Ce qui était le cas ce soir là, d'ailleurs.
J'ai attendu. Et pareil que ce niais de Joe Dassin, ce foutu bus n'est jamais venu, du moins pendant les 20 minutes où j'ai grelotté à la Nicholson, en marchant frénétiquement d'un bout à l'autre du maigre abri, et en consultant toutes les 2 secondes la feuille des horaires, comme s'ils avaient pu miraculeusement changer entretemps.
Ne le niez pas, vous l'avez tous fait.
Petite remarque : vous avez remarqué comme on peut fixer limite avec passion le plan des transports pendant que l'on attend son/sa bus/rame ? Je pourrais limite vous redessiner les yeux fermés la moindre courbe de la ligne 61 tellement je me suis fait braire à attendre sur des quais, tiens.
Bref.
Après avoir hésité à décapsuler une grenade au passage du prochain bus qui passerait et qui ne serait toujours pas le mien, je finissais par me résoudre à me rendre à la borne de Vélibs qui me narguait 3 mètres plus loin depuis ces fameuses foutues 20 minutes.
Pendant que la borne me pille joyeusement mon compte de 150 euros (j'en ai toujours les mains qui tremblent, tiens. Un peu comme quand madame Julia me demandait si j'avais bien appris mes verbes irréguliers d'espagnols. Radasse, va), je guette fiévreusement l'arrivée du bus, prêt à annuler la transaction en cours.
Raison pour laquelle je ne fais pas gaffe au fait que je prends le seul vélib sans panier et avec la selle coincée à 10 mètres au dessus du sol (environ, hein), ce qui ne facilitera pas plus les choses lorsque je voudrais traverser le pont ma pile de DVD piqués chez mon daron sous le bras.

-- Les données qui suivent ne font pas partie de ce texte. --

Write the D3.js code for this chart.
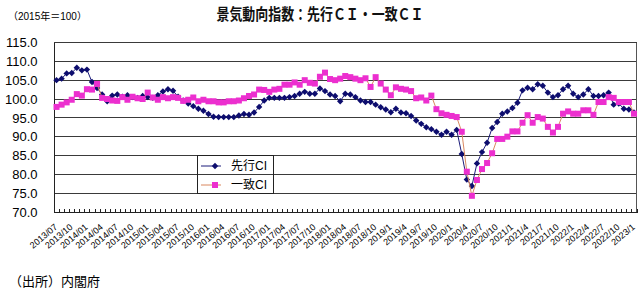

C'est un acompte on ne peut plus justifié, papa.
Le bus passe dans un vrombissement d'air glacé alors que je suis en train de tabasser la borne qui refuse de me louer un autre vélo que celui de clown que j'ai choisi.
Suivi d'un autre 30 secondes plus tard, d'ailleurs.
... Charleville Mézières, c'est finalement peut-être trop ensoleillé pour ressembler à une punition digne de ce nom susceptible de venger la traversée de ce foutu pont sur un vélib de clown, un 29 Décembre par -3°C, Dad.